SOUTH AFRICAN TAXPAYERS MUST FAMILIARISE THEMSELVES WITH RELIEF FROM DOUBLE TAXATION
South Africans who are working abroad need to take note of a section in the Income Tax Act that allows them to claim a credit on their South African tax liability from any foreign taxes paid on the same income.
Section 6quat is a provision in the South African tax law, which allows you to claim a tax credit against your South African taxes on foreign-earned income, for any foreign taxes paid on the same income.
On 1 March 2020, the foreign income tax exemption, which until now has allowed for a full exemption on foreign-earned income, will be capped at R1 million and any amount above that will form part of the taxpayer’s South African tax liability.

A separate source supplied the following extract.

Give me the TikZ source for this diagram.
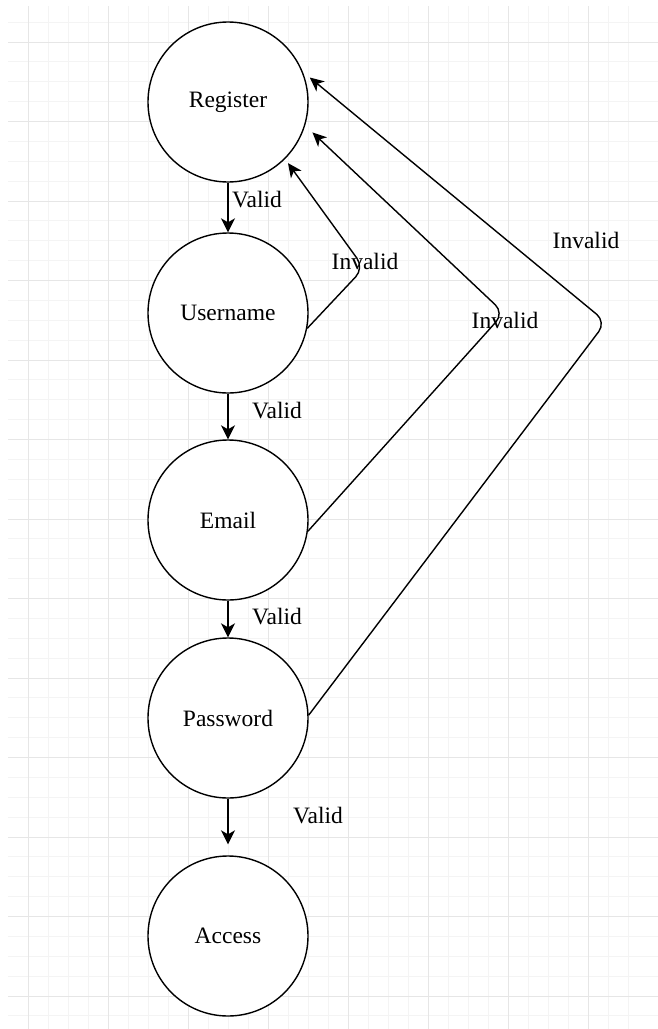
\documentclass[tikz,border=0pt]{standalone}
\usepackage{fontspec}
\setmainfont{Liberation Serif}
\usetikzlibrary{arrows.meta}
\definecolor{gridminor}{HTML}{F4F4F4}
\definecolor{gridmajor}{HTML}{E6E6E6}
\begin{document}
\begin{tikzpicture}[x=1pt,y=-1pt,
  state/.style={circle, draw=black, line width=1.4pt, minimum size=160pt, inner sep=0pt, fill=white, font=\fontsize{23.5}{28}\selectfont},
  lbl/.style={inner sep=0pt, font=\fontsize{23.5}{28}\selectfont},
  arr/.style={draw=black, line width=1.5pt, -{Stealth[length=14pt,width=14pt,inset=4pt]}},
  back/.style={draw=black, line width=1.4pt, rounded corners=12pt, -{Stealth[length=14pt,width=13pt,inset=4pt]}},
  minorline/.style={draw=gridminor, line width=0.9pt},
  majorline/.style={draw=gridmajor, line width=0.9pt},
]
\useasboundingbox (0,0) rectangle (658,1029);
\fill[white] (0,0) rectangle (658,1029);
% grid
\foreach \i in {1,...,31} \draw[minorline] ({8+20*\i},6) -- ({8+20*\i},1029);
\foreach \j in {0,...,50} \draw[minorline] (8,{22.125+19.875*\j}) -- (658,{22.125+19.875*\j});
\foreach \i in {0,...,7} \draw[majorline] ({28+80*\i},6) -- ({28+80*\i},1029);
\foreach \j in {0,...,12} \draw[majorline] (8,{42+79.5*\j}) -- (658,{42+79.5*\j});

% states
\node[state] (reg) at (228,102) {Register};
\node[state] (user) at (228,313) {Username};
\node[state] (email) at (228,520) {Email};
\node[state] (pw) at (228,718) {Password};
\node[state] (acc) at (228,936) {Access};

% valid transitions
\draw[arr] (reg) -- (user);
\draw[arr] (user) -- (email);
\draw[arr] (email) -- (pw);
\draw[arr, shorten >=11pt] (pw) -- (acc);

\node[lbl] (v1) at (257,200) {Valid};
\node[lbl] (v2) at (277,411) {Valid};
\node[lbl] (v3) at (277,617) {Valid};
\node[lbl] (v4) at (318,816) {Valid};

% invalid transitions
\coordinate (c1) at (364,268);
\coordinate (c2) at (504,313);
\coordinate (c3) at (606,322);
\draw[back, shorten >=5pt] (user.-11) -- (c1) -- (reg.-45);
\draw[back, shorten >=10pt] (email.-8) -- (c2) -- (reg.-17);
\draw[back, shorten >=9pt] (pw.2) -- (c3) -- (reg.22);

\node[lbl] (i1) at (365,261) {Invalid};
\node[lbl] (i2) at (505,320) {Invalid};
\node[lbl] (i3) at (586,240) {Invalid};
\end{tikzpicture}
\end{document}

Whilst section 6quat can be complex and is subject to various rules, it operates on two very basic international tax law principles.
“The first is that your country of source (where the income was earned) has the first taxing right, and your country of residency (South Africa) has the secondary taxing right and must give credit for taxes paid in the other country.”

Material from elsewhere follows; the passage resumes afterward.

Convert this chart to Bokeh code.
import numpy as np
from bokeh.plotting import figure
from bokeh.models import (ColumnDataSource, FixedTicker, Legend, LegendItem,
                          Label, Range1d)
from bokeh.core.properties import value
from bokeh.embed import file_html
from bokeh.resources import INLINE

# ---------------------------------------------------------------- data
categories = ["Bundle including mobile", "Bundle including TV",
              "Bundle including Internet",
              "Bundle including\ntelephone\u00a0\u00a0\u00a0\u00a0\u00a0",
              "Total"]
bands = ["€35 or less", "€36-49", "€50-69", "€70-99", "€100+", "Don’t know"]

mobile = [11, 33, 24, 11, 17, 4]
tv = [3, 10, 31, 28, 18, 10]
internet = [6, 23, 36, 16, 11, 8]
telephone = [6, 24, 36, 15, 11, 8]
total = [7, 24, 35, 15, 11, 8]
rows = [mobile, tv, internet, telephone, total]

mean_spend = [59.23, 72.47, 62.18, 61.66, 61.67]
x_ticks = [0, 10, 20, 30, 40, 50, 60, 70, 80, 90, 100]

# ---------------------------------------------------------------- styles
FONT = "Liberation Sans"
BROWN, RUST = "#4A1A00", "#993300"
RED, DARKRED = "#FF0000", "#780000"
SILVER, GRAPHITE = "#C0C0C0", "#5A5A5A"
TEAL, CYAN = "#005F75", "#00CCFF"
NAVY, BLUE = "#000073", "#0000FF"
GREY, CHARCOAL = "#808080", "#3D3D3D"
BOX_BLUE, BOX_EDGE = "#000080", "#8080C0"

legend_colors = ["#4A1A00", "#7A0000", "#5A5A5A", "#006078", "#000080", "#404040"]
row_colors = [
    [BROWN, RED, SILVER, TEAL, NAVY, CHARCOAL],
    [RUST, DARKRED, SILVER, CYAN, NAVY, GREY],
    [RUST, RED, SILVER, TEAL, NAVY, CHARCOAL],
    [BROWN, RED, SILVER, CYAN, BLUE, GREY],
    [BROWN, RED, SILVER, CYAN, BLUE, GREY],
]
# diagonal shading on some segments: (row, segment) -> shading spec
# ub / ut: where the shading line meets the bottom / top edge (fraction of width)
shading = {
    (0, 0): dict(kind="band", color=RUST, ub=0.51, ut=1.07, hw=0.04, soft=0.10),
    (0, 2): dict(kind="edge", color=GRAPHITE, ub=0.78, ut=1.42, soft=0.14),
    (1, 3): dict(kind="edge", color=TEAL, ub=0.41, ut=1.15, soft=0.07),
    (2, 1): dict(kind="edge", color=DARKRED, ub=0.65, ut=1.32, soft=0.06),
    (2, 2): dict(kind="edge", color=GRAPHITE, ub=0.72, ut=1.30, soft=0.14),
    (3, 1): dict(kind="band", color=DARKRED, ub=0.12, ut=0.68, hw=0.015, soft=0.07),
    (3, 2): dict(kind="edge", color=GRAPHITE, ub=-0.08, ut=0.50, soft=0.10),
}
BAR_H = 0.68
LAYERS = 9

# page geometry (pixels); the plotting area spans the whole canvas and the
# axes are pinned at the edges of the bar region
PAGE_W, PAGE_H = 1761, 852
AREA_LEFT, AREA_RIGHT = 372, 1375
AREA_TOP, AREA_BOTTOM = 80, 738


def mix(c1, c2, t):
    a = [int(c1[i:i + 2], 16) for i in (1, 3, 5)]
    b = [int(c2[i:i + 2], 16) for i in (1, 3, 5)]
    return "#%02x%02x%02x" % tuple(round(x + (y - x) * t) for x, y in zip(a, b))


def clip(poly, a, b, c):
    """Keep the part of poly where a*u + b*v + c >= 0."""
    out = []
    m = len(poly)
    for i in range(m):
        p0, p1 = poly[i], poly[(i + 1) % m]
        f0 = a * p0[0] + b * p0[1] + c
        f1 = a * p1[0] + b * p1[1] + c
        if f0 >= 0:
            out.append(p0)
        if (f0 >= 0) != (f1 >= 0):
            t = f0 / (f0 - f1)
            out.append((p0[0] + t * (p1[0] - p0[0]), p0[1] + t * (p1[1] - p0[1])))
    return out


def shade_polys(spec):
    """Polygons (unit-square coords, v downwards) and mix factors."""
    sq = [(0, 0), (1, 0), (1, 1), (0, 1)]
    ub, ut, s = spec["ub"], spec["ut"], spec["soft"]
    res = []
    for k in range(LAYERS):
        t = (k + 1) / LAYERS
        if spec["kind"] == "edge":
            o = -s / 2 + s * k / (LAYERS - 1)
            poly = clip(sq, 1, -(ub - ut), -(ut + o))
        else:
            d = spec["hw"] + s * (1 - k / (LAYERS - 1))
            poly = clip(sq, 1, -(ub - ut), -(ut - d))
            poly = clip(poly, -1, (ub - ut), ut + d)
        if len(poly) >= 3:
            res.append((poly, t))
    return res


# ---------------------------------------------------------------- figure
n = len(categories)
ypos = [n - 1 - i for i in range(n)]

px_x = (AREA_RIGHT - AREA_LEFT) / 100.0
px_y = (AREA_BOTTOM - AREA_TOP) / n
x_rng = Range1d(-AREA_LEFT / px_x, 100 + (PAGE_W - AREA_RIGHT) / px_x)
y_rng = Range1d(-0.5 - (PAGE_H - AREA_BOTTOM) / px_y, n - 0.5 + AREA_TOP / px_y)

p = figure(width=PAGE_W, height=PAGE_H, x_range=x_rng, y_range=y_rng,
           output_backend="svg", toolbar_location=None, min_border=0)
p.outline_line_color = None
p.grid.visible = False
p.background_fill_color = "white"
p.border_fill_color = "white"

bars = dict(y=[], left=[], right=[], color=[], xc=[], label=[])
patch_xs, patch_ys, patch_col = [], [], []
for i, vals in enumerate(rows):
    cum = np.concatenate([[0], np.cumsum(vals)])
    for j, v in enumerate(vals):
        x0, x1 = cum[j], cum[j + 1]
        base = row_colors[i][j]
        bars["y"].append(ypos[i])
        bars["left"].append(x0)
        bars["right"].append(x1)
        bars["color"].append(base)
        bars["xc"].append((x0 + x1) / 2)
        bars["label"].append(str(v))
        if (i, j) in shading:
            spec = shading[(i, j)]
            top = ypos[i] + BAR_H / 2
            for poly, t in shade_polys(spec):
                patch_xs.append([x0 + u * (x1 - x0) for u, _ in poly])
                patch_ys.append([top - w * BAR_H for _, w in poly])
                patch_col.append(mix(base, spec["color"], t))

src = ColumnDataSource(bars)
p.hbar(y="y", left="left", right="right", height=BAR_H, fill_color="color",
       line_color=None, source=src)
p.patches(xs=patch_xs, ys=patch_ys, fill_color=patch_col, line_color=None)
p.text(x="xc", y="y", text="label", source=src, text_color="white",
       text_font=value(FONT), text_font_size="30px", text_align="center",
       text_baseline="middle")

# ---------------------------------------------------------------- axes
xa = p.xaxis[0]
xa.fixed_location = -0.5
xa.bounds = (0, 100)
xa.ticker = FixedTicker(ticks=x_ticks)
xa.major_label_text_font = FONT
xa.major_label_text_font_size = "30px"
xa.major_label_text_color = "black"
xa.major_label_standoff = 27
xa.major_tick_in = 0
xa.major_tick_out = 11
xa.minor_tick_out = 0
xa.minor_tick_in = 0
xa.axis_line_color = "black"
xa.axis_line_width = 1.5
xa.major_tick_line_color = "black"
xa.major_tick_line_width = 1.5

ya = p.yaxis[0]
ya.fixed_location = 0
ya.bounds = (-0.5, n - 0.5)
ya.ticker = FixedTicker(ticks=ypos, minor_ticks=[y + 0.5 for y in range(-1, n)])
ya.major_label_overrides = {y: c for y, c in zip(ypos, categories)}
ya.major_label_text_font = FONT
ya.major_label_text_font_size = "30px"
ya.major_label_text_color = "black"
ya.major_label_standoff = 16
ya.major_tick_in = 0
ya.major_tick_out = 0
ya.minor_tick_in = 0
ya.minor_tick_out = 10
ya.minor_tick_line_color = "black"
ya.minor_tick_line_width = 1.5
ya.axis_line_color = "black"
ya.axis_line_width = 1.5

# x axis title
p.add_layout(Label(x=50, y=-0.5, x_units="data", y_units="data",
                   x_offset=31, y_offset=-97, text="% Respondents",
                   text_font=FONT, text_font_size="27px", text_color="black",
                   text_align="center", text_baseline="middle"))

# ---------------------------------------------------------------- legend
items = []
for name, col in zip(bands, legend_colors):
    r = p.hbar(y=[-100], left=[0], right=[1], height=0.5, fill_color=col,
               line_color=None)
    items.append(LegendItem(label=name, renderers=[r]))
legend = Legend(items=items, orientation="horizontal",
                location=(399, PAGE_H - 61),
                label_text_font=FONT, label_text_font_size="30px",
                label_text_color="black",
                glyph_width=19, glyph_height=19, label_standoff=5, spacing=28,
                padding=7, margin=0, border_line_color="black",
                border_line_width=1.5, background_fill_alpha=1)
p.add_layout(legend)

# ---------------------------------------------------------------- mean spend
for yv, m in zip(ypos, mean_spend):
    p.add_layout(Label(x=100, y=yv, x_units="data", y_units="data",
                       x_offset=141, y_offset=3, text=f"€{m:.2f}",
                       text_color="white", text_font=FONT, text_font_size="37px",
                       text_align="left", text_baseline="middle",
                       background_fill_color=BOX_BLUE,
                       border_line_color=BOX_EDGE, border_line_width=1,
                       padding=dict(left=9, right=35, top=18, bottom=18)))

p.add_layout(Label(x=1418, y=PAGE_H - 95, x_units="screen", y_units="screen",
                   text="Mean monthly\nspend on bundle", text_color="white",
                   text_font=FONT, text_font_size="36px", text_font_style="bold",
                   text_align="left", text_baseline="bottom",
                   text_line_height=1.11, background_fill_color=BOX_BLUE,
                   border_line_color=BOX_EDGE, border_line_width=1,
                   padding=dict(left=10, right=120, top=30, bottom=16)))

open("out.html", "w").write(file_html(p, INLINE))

The second principle is that you should not be taxed twice on the same income, resulting in double taxation.
Taxpayers often “understand” double taxation to mean that you cannot be taxed in one country because you are already taxed in another country.

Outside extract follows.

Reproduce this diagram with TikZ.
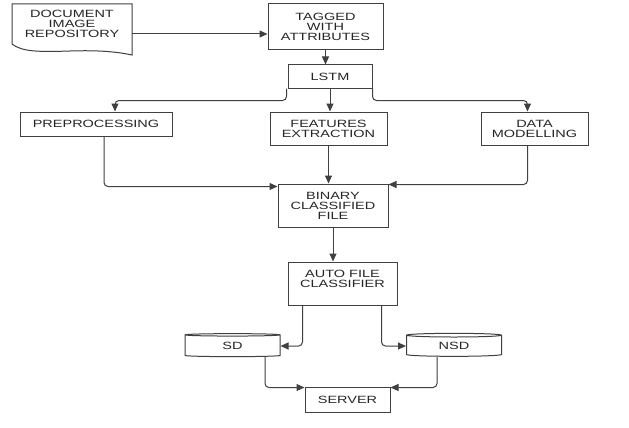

This is incorrect, as the principle simply means that one country must give credit for the taxes paid in the other country. However, the process is not always seamless.
The standard of proof for the taxpayer is quite high. The South African Revenue Service (SARS) typically wants to see either a certificate from the employer showing tax that has been withheld, or a tax assessment filed by the taxpayer in the foreign country.
“Without either of these two documents, SARS is likely to disallow the credit, which means the taxpayer must file an objection and follow a dispute resolution process.”
The credit system will become of more importance from March next year to South African taxpayers working abroad.
Many have been enjoying the full tax exemption on foreign-earned income if they have been working for at least 183 days of a consecutive 12-month period outside South Africa. At least 60 of those 183 days must have been continuous.
Going forward they will have to pay tax in South Africa on foreign employment income above R1million; and claim a credit for any foreign taxes paid.
The impact on taxpayers will depend on whether the taxpayer can break tax residency and, if not, on the level of taxes paid in the foreign country.
“We recommend that taxpayers and employers perform their computations upfront to ensure there are no end-of-year surprises.”
Tax Consulting foresees that most expatriates will continue to be paid by their offshore employer and pay taxes in their host country, where they physically work. They will need to file provisional tax returns where their foreign tax credits are less than their South African obligation.
South African residents who earn remuneration for employment services rendered abroad must carefully consider their options, prior to the amendment coming into effect.
This includes whether they should undergo financial emigration or break tax residency using a double tax agreement. Taxpayers who intend to claim the section 6quat credit must obtain sufficient proof of foreign tax paid.
“The key is to proactively plan their approach, and especially take care of the tax payable on fringe benefits; where SARS and SARB have not given tax relief we have hoped for.”